[Start of Dataset records]
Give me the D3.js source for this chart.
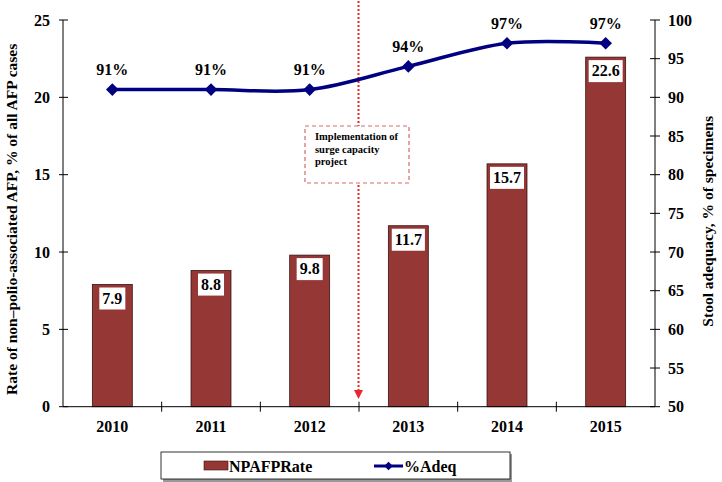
<!DOCTYPE html>
<html>
<head>
<meta charset="utf-8">
<script src="https://cdn.jsdelivr.net/npm/d3@7"></script>
<style>
  body { margin: 0; background: #fff; }
  svg { display: block; }
  text { font-family: "Liberation Serif", "Times New Roman", serif; font-weight: bold; fill: #000; }
</style>
</head>
<body>
<svg id="chart" width="722" height="482"></svg>
<script>
const years = ["2010", "2011", "2012", "2013", "2014", "2015"];
const npafpRate = [7.9, 8.8, 9.8, 11.7, 15.7, 22.6];
const adequacy = [91, 91, 91, 94, 97, 97];
const leftTicks = [0, 5, 10, 15, 20, 25];
const rightTicks = [50, 55, 60, 65, 70, 75, 80, 85, 90, 95, 100];
const seriesNames = ["NPAFPRate", "%Adeq"];
const annotationLines = ["Implementation of", "surge capacity", "project"];
const leftTitle = "Rate of non\u2013polio-associated AFP, % of all AFP cases";
const rightTitle = "Stool adequacy, % of specimens";

const svg = d3.select("#chart");
const L = 63, R = 655, T = 20, B = 406.7;
const barColor = "#953735", lineColor = "#000080";

const x = d3.scaleBand().domain(years).range([L, R]).paddingInner(0).paddingOuter(0);
const yL = d3.scaleLinear().domain([0, 25]).range([B, T]);
const yR = d3.scaleLinear().domain([50, 100]).range([B, T]);
const barW = x.bandwidth() * 0.405;
const cx = d => x(d) + x.bandwidth() / 2;

// bars
const bars = svg.append("g");
years.forEach((yr, i) => {
  bars.append("rect")
    .attr("x", cx(yr) - barW / 2).attr("y", yL(npafpRate[i]))
    .attr("width", barW).attr("height", yL(0) - yL(npafpRate[i]))
    .attr("fill", barColor).attr("stroke", "#3b1010").attr("stroke-width", 0.8);
});

// bar labels
years.forEach((yr, i) => {
  const g = svg.append("g");
  const t = g.append("text").attr("x", cx(yr)).attr("y", yL(npafpRate[i]) + 19)
    .attr("text-anchor", "middle").attr("font-size", 16).text(npafpRate[i].toFixed(1));
  const bb = t.node().getBBox();
  g.insert("rect", "text").attr("x", bb.x - 3).attr("y", yL(npafpRate[i]) + 3)
    .attr("width", bb.width + 6).attr("height", 22).attr("fill", "#fff");
});

// axes
const axes = svg.append("g").attr("stroke", "#000").attr("stroke-width", 1);
axes.append("line").attr("x1", L).attr("x2", L).attr("y1", T).attr("y2", B);
axes.append("line").attr("x1", R).attr("x2", R).attr("y1", T).attr("y2", B);
axes.append("line").attr("x1", L).attr("x2", R).attr("y1", B).attr("y2", B);
leftTicks.forEach(v => {
  axes.append("line").attr("x1", L - 4).attr("x2", L + 5).attr("y1", yL(v)).attr("y2", yL(v));
  svg.append("text").attr("x", L - 13).attr("y", yL(v)).attr("dy", "0.35em")
    .attr("text-anchor", "end").attr("font-size", 16).text(v);
});
rightTicks.forEach(v => {
  axes.append("line").attr("x1", R - 5).attr("x2", R + 5).attr("y1", yR(v)).attr("y2", yR(v));
  svg.append("text").attr("x", R + 13).attr("y", yR(v)).attr("dy", "0.35em")
    .attr("text-anchor", "start").attr("font-size", 16).text(v);
});
years.forEach((yr, i) => {
  if (i > 0) axes.append("line").attr("x1", x(yr)).attr("x2", x(yr)).attr("y1", B - 5).attr("y2", B + 5);
  svg.append("text").attr("x", cx(yr)).attr("y", B + 20).attr("dy", "0.35em")
    .attr("text-anchor", "middle").attr("font-size", 16).text(yr);
});

// axis titles
svg.append("text").attr("transform", `translate(17,${(T + B) / 2 + 6}) rotate(-90)`)
  .attr("text-anchor", "middle").attr("font-size", 15.5).text(leftTitle);
svg.append("text").attr("transform", `translate(713,${(T + B) / 2 + 8}) rotate(-90)`)
  .attr("text-anchor", "middle").attr("font-size", 15.5).text(rightTitle);

// annotation dotted line with arrow
const defs = svg.append("defs");
defs.append("marker").attr("id", "arrow").attr("viewBox", "0 0 10 10")
  .attr("refX", 5).attr("refY", 10).attr("markerWidth", 9).attr("markerHeight", 9)
  .attr("markerUnits", "userSpaceOnUse").attr("orient", "auto-start-reverse")
  .append("path").attr("d", "M0,0 L10,0 L5,10 Z").attr("fill", "#e8262b");
const ax = x("2013") - 0.5;
svg.append("line").attr("x1", ax).attr("x2", ax).attr("y1", 1).attr("y2", 390)
  .attr("stroke", "#e8262b").attr("stroke-width", 2).attr("stroke-dasharray", "2,2");
svg.append("path").attr("d", `M${ax - 4.5},390 L${ax + 4.5},390 L${ax},399 Z`).attr("fill", "#e8262b");

// annotation box
svg.append("rect").attr("x", 305).attr("y", 126).attr("width", 104).attr("height", 57)
  .attr("fill", "#fff").attr("stroke", "#d46a6a").attr("stroke-width", 1.2).attr("stroke-dasharray", "4,3");
annotationLines.forEach((s, i) => {
  svg.append("text").attr("x", 315).attr("y", 140 + i * 12.5).attr("font-size", 10.5).text(s);
});

// line
const line = d3.line().x((d, i) => cx(years[i])).y(d => yR(d)).curve(d3.curveCatmullRom.alpha(0));
svg.append("path").datum(adequacy).attr("d", line).attr("fill", "none")
  .attr("stroke", lineColor).attr("stroke-width", 3.5);
const diamond = d3.symbol().type(d3.symbolSquare).size(80);
adequacy.forEach((v, i) => {
  svg.append("path").attr("d", diamond())
    .attr("transform", `translate(${cx(years[i])},${yR(v)}) rotate(45)`).attr("fill", lineColor);
  svg.append("text").attr("x", cx(years[i])).attr("y", yR(v) - 20).attr("dy", "0.35em")
    .attr("text-anchor", "middle").attr("font-size", 16).text(v + "%");
});

// legend
const lg = svg.append("g");
lg.append("rect").attr("x", 163).attr("y", 454).attr("width", 349).attr("height", 28).attr("fill", "#999");
lg.append("rect").attr("x", 161).attr("y", 452).attr("width", 349).attr("height", 27)
  .attr("fill", "#fff").attr("stroke", "#000").attr("stroke-width", 0.8);
lg.append("rect").attr("x", 204).attr("y", 461).attr("width", 24).attr("height", 9)
  .attr("fill", barColor).attr("stroke", "#3b1010").attr("stroke-width", 0.6);
lg.append("text").attr("x", 229).attr("y", 466).attr("dy", "0.35em").attr("font-size", 16).text(seriesNames[0]);
lg.append("line").attr("x1", 374).attr("x2", 403).attr("y1", 466).attr("y2", 466)
  .attr("stroke", lineColor).attr("stroke-width", 3);
lg.append("path").attr("d", d3.symbol().type(d3.symbolSquare).size(36)())
  .attr("transform", "translate(388.5,466) rotate(45)").attr("fill", lineColor);
lg.append("text").attr("x", 404).attr("y", 466).attr("dy", "0.35em").attr("font-size", 16).text(seriesNames[1]);
</script>
</body>
</html>
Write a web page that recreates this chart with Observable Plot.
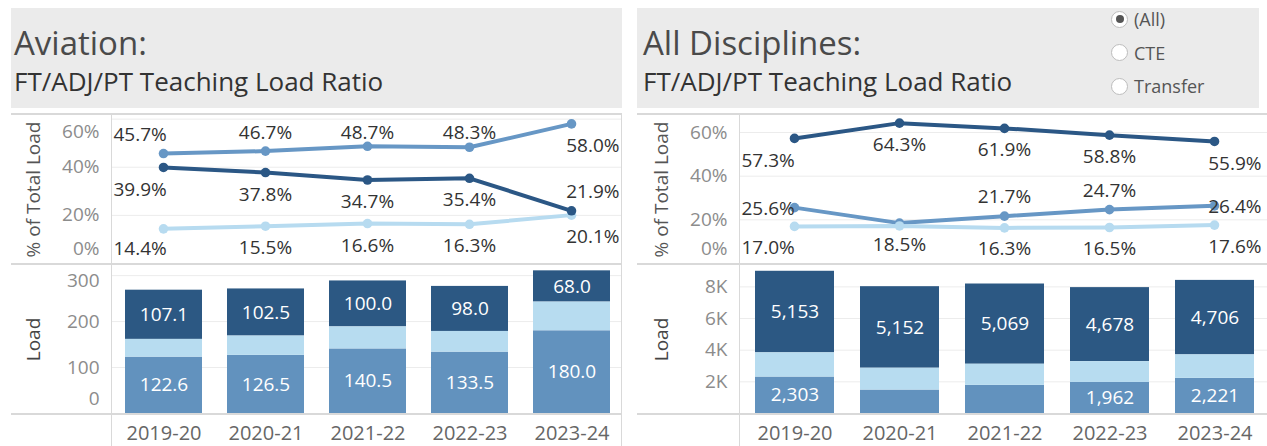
<!DOCTYPE html>
<html><head><meta charset="utf-8">
<script src="https://cdn.jsdelivr.net/npm/d3@7"></script>
<script src="https://cdn.jsdelivr.net/npm/@observablehq/plot@0.6"></script>
<style>
html,body{margin:0;padding:0}
body{width:1267px;height:446px;overflow:hidden;background:#fff;font-family:"Open Sans",sans-serif;position:relative}
.hdr{position:absolute;top:8px;height:100px;background:#ebebeb}
.t1{position:absolute;font-size:33px;color:#4a4a4a;top:18px;line-height:1;white-space:nowrap}
.t2{position:absolute;font-size:26px;color:#333;top:60px;line-height:1;white-space:nowrap}
.abs{position:absolute}
.hr{position:absolute;height:0;border-top:2px solid #d9d9d9}
.vr{position:absolute;width:0;border-left:1.5px solid #d9d9d9}
.radio{position:absolute;left:1111px;font-size:18px;color:#555;line-height:1;white-space:nowrap}
.radio span.c{display:inline-block;width:15px;height:15px;border:1.5px solid #bdbdbd;border-radius:50%;background:#fff;vertical-align:middle;margin-right:6px;position:relative;top:-2px}
.radio span.c.on::after{content:"";position:absolute;left:3.5px;top:3.5px;width:8px;height:8px;border-radius:50%;background:#555}
</style></head><body>
<script>
// ---------- data ----------
const years = ["2019-20", "2020-21", "2021-22", "2022-23", "2023-24"];
const series = ["FT", "ADJ", "PT"];

// Aviation
const aviationLoadFT  = [107.1, 102.5, 100.0, 98.0, 68.0];
const aviationLoadADJ = [122.6, 126.5, 140.5, 133.5, 180.0];
const aviationLoadPT  = [38.6, 42.0, 47.9, 45.0, 62.4];
const aviationShareFT  = [39.9, 37.8, 34.7, 35.4, 21.9];
const aviationShareADJ = [45.7, 46.7, 48.7, 48.3, 58.0];
const aviationSharePT  = [14.4, 15.5, 16.6, 16.3, 20.1];
const aviationLoadTicks = [0, 100, 200, 300];

// All Disciplines
const allLoadFT  = [5153, 5152, 5069, 4678, 4706];
const allLoadADJ = [2303, 1482, 1777, 1962, 2221];
const allLoadPT  = [1529, 1378, 1335, 1313, 1482];
const allShareFT  = [57.3, 64.3, 61.9, 58.8, 55.9];
const allShareADJ = [25.6, 18.5, 21.7, 24.7, 26.4];
const allSharePT  = [17.0, 17.2, 16.3, 16.5, 17.6];
const allLoadTicks = [2000, 4000, 6000, 8000];

const shareTicks = [0, 20, 40, 60];
const radioOptions = ["(All)", "CTE", "Transfer"];
const titles = ["Aviation:", "All Disciplines:"];
const subtitle = "FT/ADJ/PT Teaching Load Ratio";

// ---------- styling / layout ----------
const FONT = '"Open Sans", sans-serif';
const lineColors = {FT: "#2b5785", ADJ: "#6797c5", PT: "#b7dbf0"};
const barColors  = {FT: "#2c5883", ADJ: "#6292be", PT: "#b7dcf0"};
const stackOrder = ["ADJ", "PT", "FT"];
const lineDrawOrder = ["ADJ", "PT", "FT"];
// label placement (a = above, b = below, c = centred, "" = hidden)
const aviationPlacement = {FT: ["b","b","b","b","a"], ADJ: ["a","a","a","a","b"], PT: ["b","b","b","b","b"]};
const allPlacement      = {FT: ["b","b","b","b","b"], ADJ: ["c","b","a","a","c"], PT: ["b","","b","b","b"]};

function el(tag, cls, style, text) {
  const e = document.createElement(tag);
  if (cls) e.className = cls;
  Object.assign(e.style, style || {});
  if (text != null) e.textContent = text;
  document.body.appendChild(e);
  return e;
}

function buildPanel(cfg) {
  const {svgLeft, svgWidth, frameLeft, frameRight, hdrLeft, hdrRight, title,
         share, load, shareMax, loadMax, loadTicks, loadTickFmt, valueFmt, placement, lastDx} = cfg;
  const mL = frameLeft - svgLeft, mR = svgLeft + svgWidth - frameRight;

  // header
  const h = el("div", "hdr", {left: hdrLeft + "px", width: (hdrRight - hdrLeft) + "px"});
  const t1 = document.createElement("div"); t1.className = "t1"; t1.style.left = cfg.titleDx + "px"; t1.textContent = title; h.appendChild(t1);
  const t2 = document.createElement("div"); t2.className = "t2"; t2.style.left = cfg.titleDx + "px"; t2.textContent = subtitle; h.appendChild(t2);

  // ---- line chart ----
  const lineTop = 114, lineH = 150, lmT = 1, lmB = 1;
  const ppu = (lineH - lmT - lmB) / shareMax;
  const lineRows = [];
  for (const s of lineDrawOrder) years.forEach((y, i) => lineRows.push({year: y, i, series: s, value: share[s][i]}));
  const labY = (v, code) => {
    if (code === "a") return Math.min(v + 19 / ppu, shareMax - 17 / ppu);
    if (code === "b") return Math.max(v - 22 / ppu, 15 / ppu);
    return v - 1 / ppu;
  };
  const labRows = lineRows.filter(d => placement[d.series][d.i] !== "")
    .map(d => ({...d, ly: labY(d.value, placement[d.series][d.i]), label: d.value.toFixed(1) + "%"}));
  const tickClampL = v => Math.max(Math.min(v, shareMax - 16 / ppu), 15 / ppu);

  const linePlot = Plot.plot({
    width: svgWidth, height: lineH, marginLeft: mL, marginRight: mR, marginTop: lmT, marginBottom: lmB,
    x: {type: "point", domain: years, padding: 0.5, axis: null},
    y: {domain: [0, shareMax], axis: null},
    color: {domain: series, range: series.map(s => lineColors[s])},
    style: {fontFamily: FONT, fontSize: "19px", overflow: "visible", background: "transparent"},
    marks: [
      Plot.ruleY(shareTicks.filter(d => d > 0), {y: d => d, stroke: "#ececec", strokeWidth: 1}),
      Plot.line(lineRows, {x: "year", y: "value", z: "series", stroke: "series", strokeWidth: 4}),
      Plot.dot(lineRows, {x: "year", y: "value", fill: "series", r: 4.8}),
      Plot.text(shareTicks, {y: tickClampL, text: d => d + "%", frameAnchor: "left", textAnchor: "end", dx: -13, fill: "#8c8c8c"}),
      Plot.text(["% of Total Load"], {text: d => d, frameAnchor: "left", textAnchor: "middle", rotate: -90, dx: -79, fill: "#555"}),
      Plot.text(labRows.filter(d => d.i === 0), {y: "ly", text: "label", frameAnchor: "left", textAnchor: "start", dx: 1, fill: "#333"}),
      Plot.text(labRows.filter(d => d.i > 0 && d.i < years.length - 1), {x: "year", y: "ly", text: "label", fill: "#333"}),
      Plot.text(labRows.filter(d => d.i === years.length - 1), {y: "ly", text: "label", frameAnchor: "right", textAnchor: "end", dx: lastDx, fill: "#333"})
    ]
  });
  linePlot.style.position = "absolute"; linePlot.style.left = svgLeft + "px"; linePlot.style.top = lineTop + "px";
  document.body.appendChild(linePlot);

  // ---- bar chart ----
  const barTop = 264, barH = 182, bmT = 1, bmB = 33;
  const ppuB = (barH - bmT - bmB) / loadMax;
  const barRows = [];
  for (const s of series) years.forEach((y, i) => barRows.push({year: y, series: s, value: load[s][i]}));
  const tickClampB = v => Math.max(Math.min(v, loadMax - 15.5 / ppuB), 15 / ppuB);

  const barPlot = Plot.plot({
    width: svgWidth, height: barH, marginLeft: mL, marginRight: mR, marginTop: bmT, marginBottom: bmB,
    x: {type: "band", domain: years, paddingInner: 0.25, paddingOuter: 0.125, label: null},
    y: {domain: [0, loadMax], axis: null},
    color: {domain: series, range: series.map(s => barColors[s])},
    style: {fontFamily: FONT, fontSize: "19px", overflow: "visible", background: "transparent", color: "#666"},
    marks: [
      Plot.ruleY(loadTicks.filter(d => d > 0), {y: d => d, stroke: "#ececec", strokeWidth: 1}),
      Plot.barY(barRows, {x: "year", y: "value", fill: "series", order: stackOrder}),
      Plot.text(barRows, Plot.stackY({x: "year", y: "value", z: "series", order: stackOrder,
        text: d => (d.series === "PT" || d.value * ppuB < 30) ? "" : valueFmt(d.value), fill: "white"})),
      Plot.axisX({tickSize: 0, tickPadding: 12, label: null, fontSize: 20}),
      Plot.text(loadTicks, {y: tickClampB, text: loadTickFmt, frameAnchor: "left", textAnchor: "end", dx: -13, fill: "#8c8c8c"}),
      Plot.text(["Load"], {text: d => d, frameAnchor: "left", textAnchor: "middle", rotate: -90, dx: -79, fill: "#444"})
    ]
  });
  barPlot.style.position = "absolute"; barPlot.style.left = svgLeft + "px"; barPlot.style.top = barTop + "px";
  document.body.appendChild(barPlot);

  // frame rules
  for (const y of [114, 264, 414]) el("div", "hr", {left: hdrLeft + "px", top: (y - 1) + "px", width: (frameRight - hdrLeft) + "px"});
  el("div", "vr", {left: (frameLeft - 1) + "px", top: "114px", height: "332px"});
  if (frameRight < 1267) el("div", "vr", {left: (frameRight - 1) + "px", top: "114px", height: "332px"});
}

buildPanel({
  svgLeft: 0, svgWidth: 630, frameLeft: 112, frameRight: 622, hdrLeft: 11, hdrRight: 622, titleDx: 3,
  title: titles[0],
  share: {FT: aviationShareFT, ADJ: aviationShareADJ, PT: aviationSharePT},
  load: {FT: aviationLoadFT, ADJ: aviationLoadADJ, PT: aviationLoadPT},
  shareMax: 61.5, loadMax: 322, loadTicks: aviationLoadTicks, loadTickFmt: d => String(d),
  valueFmt: d => d.toFixed(1), placement: aviationPlacement, lastDx: -3
});
buildPanel({
  svgLeft: 630, svgWidth: 640, frameLeft: 740, frameRight: 1268, hdrLeft: 637, hdrRight: 1259, titleDx: 6,
  title: titles[1],
  share: {FT: allShareFT, ADJ: allShareADJ, PT: allSharePT},
  load: {FT: allLoadFT, ADJ: allLoadADJ, PT: allLoadPT},
  shareMax: 67.8, loadMax: 9350, loadTicks: allLoadTicks, loadTickFmt: d => (d / 1000) + "K",
  valueFmt: d3.format(","), placement: allPlacement, lastDx: -7
});

// radio buttons
radioOptions.forEach((o, i) => {
  const r = el("div", "radio", {top: (10 + i * 33.5) + "px"});
  const c = document.createElement("span"); c.className = "c" + (i === 0 ? " on" : ""); r.appendChild(c);
  r.appendChild(document.createTextNode(o));
});
</script>
</body></html>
[End of Dataset records]
**What you will do:** Leave out any pictures, please, and quote only the lines from the top of the data through the line that contains "const cx = d => x(d) + x.bandwidth() / 2;".

**Task result:**
Give me the D3.js source for this chart.
<!DOCTYPE html>
<html>
<head>
<meta charset="utf-8">
<script src="https://cdn.jsdelivr.net/npm/d3@7"></script>
<style>
  body { margin: 0; background: #fff; }
  svg { display: block; }
  text { font-family: "Liberation Serif", "Times New Roman", serif; font-weight: bold; fill: #000; }
</style>
</head>
<body>
<svg id="chart" width="722" height="482"></svg>
<script>
const years = ["2010", "2011", "2012", "2013", "2014", "2015"];
const npafpRate = [7.9, 8.8, 9.8, 11.7, 15.7, 22.6];
const adequacy = [91, 91, 91, 94, 97, 97];
const leftTicks = [0, 5, 10, 15, 20, 25];
const rightTicks = [50, 55, 60, 65, 70, 75, 80, 85, 90, 95, 100];
const seriesNames = ["NPAFPRate", "%Adeq"];
const annotationLines = ["Implementation of", "surge capacity", "project"];
const leftTitle = "Rate of non\u2013polio-associated AFP, % of all AFP cases";
const rightTitle = "Stool adequacy, % of specimens";

const svg = d3.select("#chart");
const L = 63, R = 655, T = 20, B = 406.7;
const barColor = "#953735", lineColor = "#000080";

const x = d3.scaleBand().domain(years).range([L, R]).paddingInner(0).paddingOuter(0);
const yL = d3.scaleLinear().domain([0, 25]).range([B, T]);
const yR = d3.scaleLinear().domain([50, 100]).range([B, T]);
const barW = x.bandwidth() * 0.405;
const cx = d => x(d) + x.bandwidth() / 2;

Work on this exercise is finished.